ABSTRACT

Introduction The main focus of this book is the domestic video cassette recorder (VCR) and in particular how women use, and what they think about, this piece of entertainment technology. The VCR was the subject of a consumer boom in the early 1980s and was quickly established as the major innovation in home entertainment since television. The VCR was taken up across the social spectrum, this being made possible by existing networks of distribution for television sets which enabled rental contracts to be entered into, thereby eliminating the necessity for the large capital investment unavailable in lower-income households. The VCR offered the novelty of being able to record off-air and view broadcast material at alternative times and to hire pre-recorded tapes, mainly movies, from an increasingly large number of varied retail outlets.

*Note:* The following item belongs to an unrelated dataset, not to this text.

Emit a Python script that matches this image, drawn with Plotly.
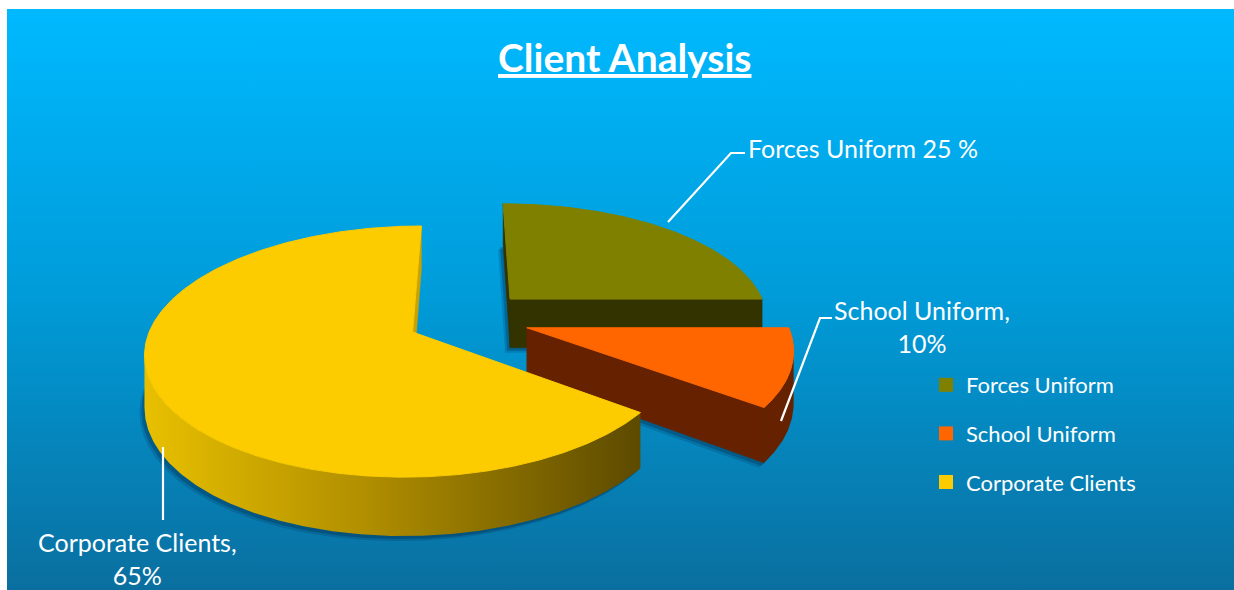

The VCR or ‘video’, as the vernacular would have it, rapidly entered the culture, exciting consumers, entrepreneurs and the self-appointed ‘moral guardians’, all of whom, in their different ways, were responding to an innovation in ‘mass’ culture. The present study does not deal explicitly or in any detail with the video industry which mushroomed as a result of the wide take-up of the domestic hardware, as its point of departure is the household. It is true, however, that the industry, its products, marketing styles and image, and the public debates which surround the viewing of ‘unsuitable’ material, have an effect on people’s perceptions of the video culture, and these issues are taken up as and when they appear during my analysis.